◆ **Exercise instructions**
Your task is to repeat all of the data exactly while excluding the pictures.

──────── Stored data

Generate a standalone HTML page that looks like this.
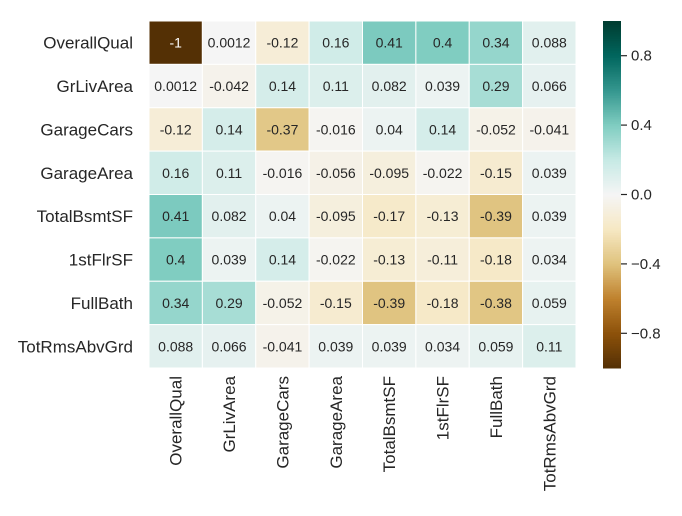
<!DOCTYPE html>
<html><head><meta charset="utf-8"><style>
html,body{margin:0;padding:0;background:#fff;}
svg{display:block;font-family:"Liberation Sans",Arial,sans-serif;}
</style></head><body>
<svg id="chart" width="682" height="516" viewBox="0 0 682 516" xmlns="http://www.w3.org/2000/svg"></svg>
<script>
const labels = ["OverallQual","GrLivArea","GarageCars","GarageArea","TotalBsmtSF","1stFlrSF","FullBath","TotRmsAbvGrd"];
const row0 = [-1, 0.0012, -0.12, 0.16, 0.41, 0.4, 0.34, 0.088];
const row1 = [0.0012, -0.042, 0.14, 0.11, 0.082, 0.039, 0.29, 0.066];
const row2 = [-0.12, 0.14, -0.37, -0.016, 0.04, 0.14, -0.052, -0.041];
const row3 = [0.16, 0.11, -0.016, -0.056, -0.095, -0.022, -0.15, 0.039];
const row4 = [0.41, 0.082, 0.04, -0.095, -0.17, -0.13, -0.39, 0.039];
const row5 = [0.4, 0.039, 0.14, -0.022, -0.13, -0.11, -0.18, 0.034];
const row6 = [0.34, 0.29, -0.052, -0.15, -0.39, -0.18, -0.38, 0.059];
const row7 = [0.088, 0.066, -0.041, 0.039, 0.039, 0.034, 0.059, 0.11];
const matrix = [row0,row1,row2,row3,row4,row5,row6,row7];
const cbTicks = [0.8, 0.4, 0.0, -0.4, -0.8];
const cbTickLabels = ["0.8","0.4","0.0","\u22120.4","\u22120.8"];

const NS = "http://www.w3.org/2000/svg";
const svg = document.getElementById("chart");
const X0 = 149, X1 = 576, Y0 = 21, Y1 = 368;
const n = labels.length;
const cw = (X1 - X0) / n, ch = (Y1 - Y0) / n;
const vmin = -1, vmax = 1;
const anchors = ["#543005","#8c510a","#bf812d","#dfc27d","#f6e8c3","#f5f5f5","#c7eae5","#80cdc1","#35978f","#01665e","#003c30"];
function hex(h){return [1,3,5].map(i=>parseInt(h.substr(i,2),16));}
const A = anchors.map(hex);
function cmapRGB(v){
  let t = (v - vmin) / (vmax - vmin); t = Math.max(0, Math.min(1, t));
  const p = t * (A.length - 1); const i = Math.min(A.length - 2, Math.floor(p)); const f = p - i;
  return A[i].map((c,k)=>Math.round(c + (A[i+1][k]-c)*f));
}
function cmap(v){const c=cmapRGB(v);return `rgb(${c[0]},${c[1]},${c[2]})`;}
function lum(c){const l=c.map(x=>{x/=255;return x<=0.03928?x/12.92:Math.pow((x+0.055)/1.055,2.4);});return 0.2126*l[0]+0.7152*l[1]+0.0722*l[2];}
function xPos(j){return X0 + j*cw;}
function yPos(i){return Y0 + i*ch;}
function cbY(v){return Y1 - (v - vmin)/(vmax - vmin)*(Y1 - Y0);}
function mk(tag, attrs){const e=document.createElementNS(NS,tag);for(const k in attrs)e.setAttribute(k,attrs[k]);svg.appendChild(e);return e;}

for (let i=0;i<n;i++){
  for (let j=0;j<n;j++){
    const v = matrix[i][j];
    const r = mk("rect",{x:xPos(j),y:yPos(i),width:cw,height:ch,fill:cmap(v),stroke:"#fff","stroke-width":1});
    
    
    const t = mk("text",{x:xPos(j)+cw/2,y:yPos(i)+ch/2+5,"text-anchor":"middle","font-size":14,fill:lum(cmapRGB(v))<0.408?"#fff":"#262626"});
    t.textContent = String(v);
    
    
  }
}
for (let i=0;i<n;i++){
  const t = mk("text",{x:X0-16,y:yPos(i)+ch/2+6,"text-anchor":"end","font-size":17,fill:"#262626"});
  t.textContent = labels[i];
  
  
  const cx = xPos(i)+cw/2+6, cy = Y1+8;
  const tx = mk("text",{x:cx,y:cy,"text-anchor":"end","font-size":17,fill:"#262626",transform:`rotate(-90 ${cx} ${cy})`});
  tx.textContent = labels[i];
  
  
}
// colorbar
const CB0 = 603, CBW = 18, steps = 200;
for (let s=0;s<steps;s++){
  const v0 = vmin + (vmax-vmin)*s/steps, v1 = vmin + (vmax-vmin)*(s+1)/steps;
  const r = mk("rect",{x:CB0,y:cbY(v1),width:CBW,height:cbY(v0)-cbY(v1)+0.5,fill:cmap((v0+v1)/2)});
  
  
}
cbTicks.forEach((v,k)=>{
  const y = cbY(v);
  const l = mk("line",{x1:CB0+CBW,x2:CB0+CBW+6,y1:y,y2:y,stroke:"#262626","stroke-width":1.2});
  
  
  const t = mk("text",{x:CB0+CBW+10,y:y+5,"font-size":15,fill:"#262626"});
  t.textContent = cbTickLabels[k];
  
  
});
</script>
</body></html>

────────────────

◆ **Answer to the exercise**
Generate a standalone HTML page that looks like this.
<!DOCTYPE html>
<html><head><meta charset="utf-8"><style>
html,body{margin:0;padding:0;background:#fff;}
svg{display:block;font-family:"Liberation Sans",Arial,sans-serif;}
</style></head><body>
<svg id="chart" width="682" height="516" viewBox="0 0 682 516" xmlns="http://www.w3.org/2000/svg"></svg>
<script>
const labels = ["OverallQual","GrLivArea","GarageCars","GarageArea","TotalBsmtSF","1stFlrSF","FullBath","TotRmsAbvGrd"];
const row0 = [-1, 0.0012, -0.12, 0.16, 0.41, 0.4, 0.34, 0.088];
const row1 = [0.0012, -0.042, 0.14, 0.11, 0.082, 0.039, 0.29, 0.066];
const row2 = [-0.12, 0.14, -0.37, -0.016, 0.04, 0.14, -0.052, -0.041];
const row3 = [0.16, 0.11, -0.016, -0.056, -0.095, -0.022, -0.15, 0.039];
const row4 = [0.41, 0.082, 0.04, -0.095, -0.17, -0.13, -0.39, 0.039];
const row5 = [0.4, 0.039, 0.14, -0.022, -0.13, -0.11, -0.18, 0.034];
const row6 = [0.34, 0.29, -0.052, -0.15, -0.39, -0.18, -0.38, 0.059];
const row7 = [0.088, 0.066, -0.041, 0.039, 0.039, 0.034, 0.059, 0.11];
const matrix = [row0,row1,row2,row3,row4,row5,row6,row7];
const cbTicks = [0.8, 0.4, 0.0, -0.4, -0.8];
const cbTickLabels = ["0.8","0.4","0.0","\u22120.4","\u22120.8"];

const NS = "http://www.w3.org/2000/svg";
const svg = document.getElementById("chart");
const X0 = 149, X1 = 576, Y0 = 21, Y1 = 368;
const n = labels.length;
const cw = (X1 - X0) / n, ch = (Y1 - Y0) / n;
const vmin = -1, vmax = 1;
const anchors = ["#543005","#8c510a","#bf812d","#dfc27d","#f6e8c3","#f5f5f5","#c7eae5","#80cdc1","#35978f","#01665e","#003c30"];
function hex(h){return [1,3,5].map(i=>parseInt(h.substr(i,2),16));}
const A = anchors.map(hex);
function cmapRGB(v){
  let t = (v - vmin) / (vmax - vmin); t = Math.max(0, Math.min(1, t));
  const p = t * (A.length - 1); const i = Math.min(A.length - 2, Math.floor(p)); const f = p - i;
  return A[i].map((c,k)=>Math.round(c + (A[i+1][k]-c)*f));
}
function cmap(v){const c=cmapRGB(v);return `rgb(${c[0]},${c[1]},${c[2]})`;}
function lum(c){const l=c.map(x=>{x/=255;return x<=0.03928?x/12.92:Math.pow((x+0.055)/1.055,2.4);});return 0.2126*l[0]+0.7152*l[1]+0.0722*l[2];}
function xPos(j){return X0 + j*cw;}
function yPos(i){return Y0 + i*ch;}
function cbY(v){return Y1 - (v - vmin)/(vmax - vmin)*(Y1 - Y0);}
function mk(tag, attrs){const e=document.createElementNS(NS,tag);for(const k in attrs)e.setAttribute(k,attrs[k]);svg.appendChild(e);return e;}

for (let i=0;i<n;i++){
  for (let j=0;j<n;j++){
    const v = matrix[i][j];
    const r = mk("rect",{x:xPos(j),y:yPos(i),width:cw,height:ch,fill:cmap(v),stroke:"#fff","stroke-width":1});
    
    
    const t = mk("text",{x:xPos(j)+cw/2,y:yPos(i)+ch/2+5,"text-anchor":"middle","font-size":14,fill:lum(cmapRGB(v))<0.408?"#fff":"#262626"});
    t.textContent = String(v);
    
    
  }
}
for (let i=0;i<n;i++){
  const t = mk("text",{x:X0-16,y:yPos(i)+ch/2+6,"text-anchor":"end","font-size":17,fill:"#262626"});
  t.textContent = labels[i];
  
  
  const cx = xPos(i)+cw/2+6, cy = Y1+8;
  const tx = mk("text",{x:cx,y:cy,"text-anchor":"end","font-size":17,fill:"#262626",transform:`rotate(-90 ${cx} ${cy})`});
  tx.textContent = labels[i];
  
  
}
// colorbar
const CB0 = 603, CBW = 18, steps = 200;
for (let s=0;s<steps;s++){
  const v0 = vmin + (vmax-vmin)*s/steps, v1 = vmin + (vmax-vmin)*(s+1)/steps;
  const r = mk("rect",{x:CB0,y:cbY(v1),width:CBW,height:cbY(v0)-cbY(v1)+0.5,fill:cmap((v0+v1)/2)});
  
  
}
cbTicks.forEach((v,k)=>{
  const y = cbY(v);
  const l = mk("line",{x1:CB0+CBW,x2:CB0+CBW+6,y1:y,y2:y,stroke:"#262626","stroke-width":1.2});
  
  
  const t = mk("text",{x:CB0+CBW+10,y:y+5,"font-size":15,fill:"#262626"});
  t.textContent = cbTickLabels[k];
  
  
});
</script>
</body></html>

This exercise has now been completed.